- _Your objective_:
Print the lines of the listing below verbatim from its first line through the line bearing "-0.02, -0.02, 0.00]". Any pictures are to be omitted.

- _Data section_:
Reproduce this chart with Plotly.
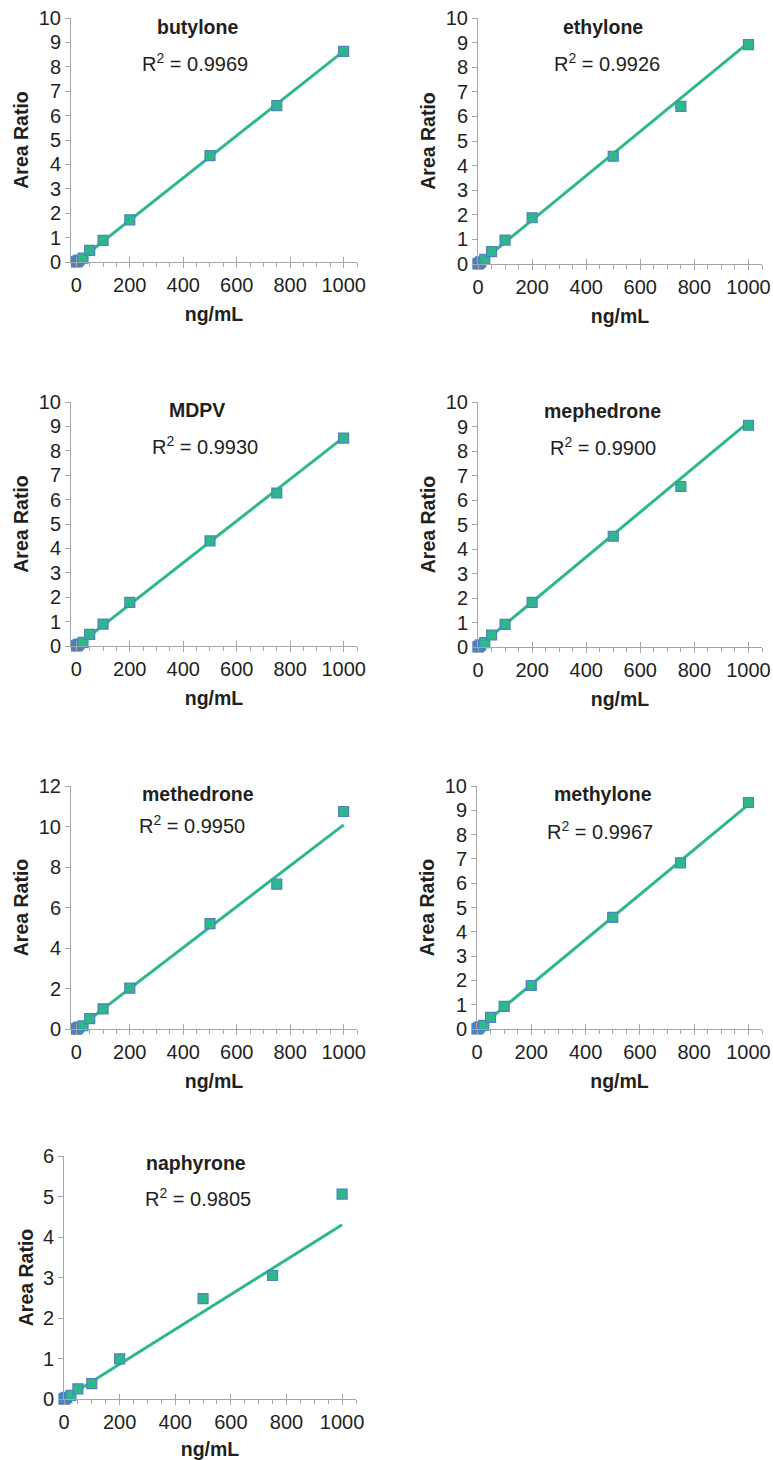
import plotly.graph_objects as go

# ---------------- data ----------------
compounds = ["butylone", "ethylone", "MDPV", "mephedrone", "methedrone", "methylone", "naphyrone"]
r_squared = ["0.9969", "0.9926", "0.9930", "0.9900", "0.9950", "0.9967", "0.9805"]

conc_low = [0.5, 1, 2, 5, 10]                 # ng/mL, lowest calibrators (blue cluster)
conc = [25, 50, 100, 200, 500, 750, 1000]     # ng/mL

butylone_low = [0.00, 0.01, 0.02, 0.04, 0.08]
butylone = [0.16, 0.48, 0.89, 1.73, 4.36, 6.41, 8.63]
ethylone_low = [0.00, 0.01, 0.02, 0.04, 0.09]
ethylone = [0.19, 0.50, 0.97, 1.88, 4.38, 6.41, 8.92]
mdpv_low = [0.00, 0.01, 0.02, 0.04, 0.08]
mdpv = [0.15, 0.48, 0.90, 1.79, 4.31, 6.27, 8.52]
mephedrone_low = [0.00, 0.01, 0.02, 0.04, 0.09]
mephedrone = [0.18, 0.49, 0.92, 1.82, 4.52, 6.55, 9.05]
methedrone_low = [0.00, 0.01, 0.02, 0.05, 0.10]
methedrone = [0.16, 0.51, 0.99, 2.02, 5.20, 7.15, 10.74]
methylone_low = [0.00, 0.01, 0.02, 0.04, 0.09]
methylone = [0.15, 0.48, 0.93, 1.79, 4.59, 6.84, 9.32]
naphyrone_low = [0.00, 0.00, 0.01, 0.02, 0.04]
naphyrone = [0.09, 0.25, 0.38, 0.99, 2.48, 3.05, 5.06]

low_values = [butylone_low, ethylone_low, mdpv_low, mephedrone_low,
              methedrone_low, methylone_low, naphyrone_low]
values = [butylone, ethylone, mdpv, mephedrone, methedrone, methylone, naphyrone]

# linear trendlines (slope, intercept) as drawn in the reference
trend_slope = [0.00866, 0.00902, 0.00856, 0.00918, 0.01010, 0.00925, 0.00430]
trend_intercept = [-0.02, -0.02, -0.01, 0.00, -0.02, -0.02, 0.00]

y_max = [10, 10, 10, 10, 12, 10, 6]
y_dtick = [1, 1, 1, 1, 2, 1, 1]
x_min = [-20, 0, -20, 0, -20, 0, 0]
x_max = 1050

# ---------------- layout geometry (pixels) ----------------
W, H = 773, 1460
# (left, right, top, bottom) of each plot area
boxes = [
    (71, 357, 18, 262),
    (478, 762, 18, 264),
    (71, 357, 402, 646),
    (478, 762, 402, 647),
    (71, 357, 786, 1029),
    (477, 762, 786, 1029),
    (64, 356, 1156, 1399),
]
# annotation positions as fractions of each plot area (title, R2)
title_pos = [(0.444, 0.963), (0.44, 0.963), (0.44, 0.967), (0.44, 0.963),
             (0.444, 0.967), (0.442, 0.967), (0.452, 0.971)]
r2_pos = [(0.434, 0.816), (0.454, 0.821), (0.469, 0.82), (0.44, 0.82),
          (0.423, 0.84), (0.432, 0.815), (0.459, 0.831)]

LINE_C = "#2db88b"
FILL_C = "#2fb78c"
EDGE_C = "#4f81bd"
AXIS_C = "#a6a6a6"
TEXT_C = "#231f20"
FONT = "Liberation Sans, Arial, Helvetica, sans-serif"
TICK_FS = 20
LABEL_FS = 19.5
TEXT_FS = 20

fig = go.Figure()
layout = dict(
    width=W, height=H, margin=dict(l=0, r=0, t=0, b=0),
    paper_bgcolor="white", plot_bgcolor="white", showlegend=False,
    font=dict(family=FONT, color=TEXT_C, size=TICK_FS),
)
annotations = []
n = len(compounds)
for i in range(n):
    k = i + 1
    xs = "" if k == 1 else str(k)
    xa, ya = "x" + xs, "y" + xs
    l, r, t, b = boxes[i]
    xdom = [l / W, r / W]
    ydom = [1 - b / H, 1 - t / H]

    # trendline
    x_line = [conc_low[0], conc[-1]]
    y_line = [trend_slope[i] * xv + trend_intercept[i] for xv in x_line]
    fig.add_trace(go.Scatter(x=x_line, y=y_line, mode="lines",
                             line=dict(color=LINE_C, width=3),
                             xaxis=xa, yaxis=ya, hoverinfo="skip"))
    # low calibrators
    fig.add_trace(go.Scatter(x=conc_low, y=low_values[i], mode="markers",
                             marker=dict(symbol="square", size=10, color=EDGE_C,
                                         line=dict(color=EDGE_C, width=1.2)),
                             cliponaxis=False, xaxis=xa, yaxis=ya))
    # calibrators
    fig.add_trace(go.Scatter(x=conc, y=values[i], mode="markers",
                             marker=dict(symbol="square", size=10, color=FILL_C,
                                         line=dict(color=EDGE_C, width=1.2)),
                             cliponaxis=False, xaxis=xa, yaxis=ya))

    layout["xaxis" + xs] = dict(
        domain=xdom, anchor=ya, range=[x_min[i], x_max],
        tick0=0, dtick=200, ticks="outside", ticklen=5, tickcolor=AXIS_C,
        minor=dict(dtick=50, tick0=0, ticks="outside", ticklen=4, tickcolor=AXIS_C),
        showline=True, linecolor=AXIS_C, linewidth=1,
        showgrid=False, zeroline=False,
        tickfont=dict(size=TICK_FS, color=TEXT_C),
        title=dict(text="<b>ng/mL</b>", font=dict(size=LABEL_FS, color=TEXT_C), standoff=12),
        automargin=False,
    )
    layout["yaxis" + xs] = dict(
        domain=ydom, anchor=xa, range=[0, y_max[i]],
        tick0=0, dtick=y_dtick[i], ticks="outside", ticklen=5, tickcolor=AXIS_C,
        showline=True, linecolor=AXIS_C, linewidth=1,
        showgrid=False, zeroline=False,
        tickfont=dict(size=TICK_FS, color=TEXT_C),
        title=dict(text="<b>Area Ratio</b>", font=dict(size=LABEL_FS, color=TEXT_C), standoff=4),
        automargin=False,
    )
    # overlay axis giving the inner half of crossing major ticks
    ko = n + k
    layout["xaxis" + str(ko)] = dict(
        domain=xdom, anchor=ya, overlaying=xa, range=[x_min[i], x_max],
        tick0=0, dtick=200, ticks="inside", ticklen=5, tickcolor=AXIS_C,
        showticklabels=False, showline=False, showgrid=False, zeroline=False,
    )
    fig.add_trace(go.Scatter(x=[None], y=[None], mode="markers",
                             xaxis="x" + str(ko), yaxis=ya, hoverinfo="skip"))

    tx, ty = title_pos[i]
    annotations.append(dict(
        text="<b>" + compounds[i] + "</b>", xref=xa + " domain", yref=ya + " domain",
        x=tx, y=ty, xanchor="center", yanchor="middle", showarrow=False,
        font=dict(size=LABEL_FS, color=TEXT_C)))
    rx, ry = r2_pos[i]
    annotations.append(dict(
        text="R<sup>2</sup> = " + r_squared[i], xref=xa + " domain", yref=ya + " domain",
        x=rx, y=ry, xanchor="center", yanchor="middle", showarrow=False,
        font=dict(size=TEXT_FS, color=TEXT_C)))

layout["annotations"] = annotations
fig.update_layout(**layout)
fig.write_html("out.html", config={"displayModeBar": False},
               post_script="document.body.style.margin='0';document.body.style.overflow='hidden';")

- _Written response_:
Reproduce this chart with Plotly.
import plotly.graph_objects as go

# ---------------- data ----------------
compounds = ["butylone", "ethylone", "MDPV", "mephedrone", "methedrone", "methylone", "naphyrone"]
r_squared = ["0.9969", "0.9926", "0.9930", "0.9900", "0.9950", "0.9967", "0.9805"]

conc_low = [0.5, 1, 2, 5, 10]                 # ng/mL, lowest calibrators (blue cluster)
conc = [25, 50, 100, 200, 500, 750, 1000]     # ng/mL

butylone_low = [0.00, 0.01, 0.02, 0.04, 0.08]
butylone = [0.16, 0.48, 0.89, 1.73, 4.36, 6.41, 8.63]
ethylone_low = [0.00, 0.01, 0.02, 0.04, 0.09]
ethylone = [0.19, 0.50, 0.97, 1.88, 4.38, 6.41, 8.92]
mdpv_low = [0.00, 0.01, 0.02, 0.04, 0.08]
mdpv = [0.15, 0.48, 0.90, 1.79, 4.31, 6.27, 8.52]
mephedrone_low = [0.00, 0.01, 0.02, 0.04, 0.09]
mephedrone = [0.18, 0.49, 0.92, 1.82, 4.52, 6.55, 9.05]
methedrone_low = [0.00, 0.01, 0.02, 0.05, 0.10]
methedrone = [0.16, 0.51, 0.99, 2.02, 5.20, 7.15, 10.74]
methylone_low = [0.00, 0.01, 0.02, 0.04, 0.09]
methylone = [0.15, 0.48, 0.93, 1.79, 4.59, 6.84, 9.32]
naphyrone_low = [0.00, 0.00, 0.01, 0.02, 0.04]
naphyrone = [0.09, 0.25, 0.38, 0.99, 2.48, 3.05, 5.06]

low_values = [butylone_low, ethylone_low, mdpv_low, mephedrone_low,
              methedrone_low, methylone_low, naphyrone_low]
values = [butylone, ethylone, mdpv, mephedrone, methedrone, methylone, naphyrone]

# linear trendlines (slope, intercept) as drawn in the reference
trend_slope = [0.00866, 0.00902, 0.00856, 0.00918, 0.01010, 0.00925, 0.00430]
trend_intercept = [-0.02, -0.02, -0.01, 0.00, -0.02, -0.02, 0.00]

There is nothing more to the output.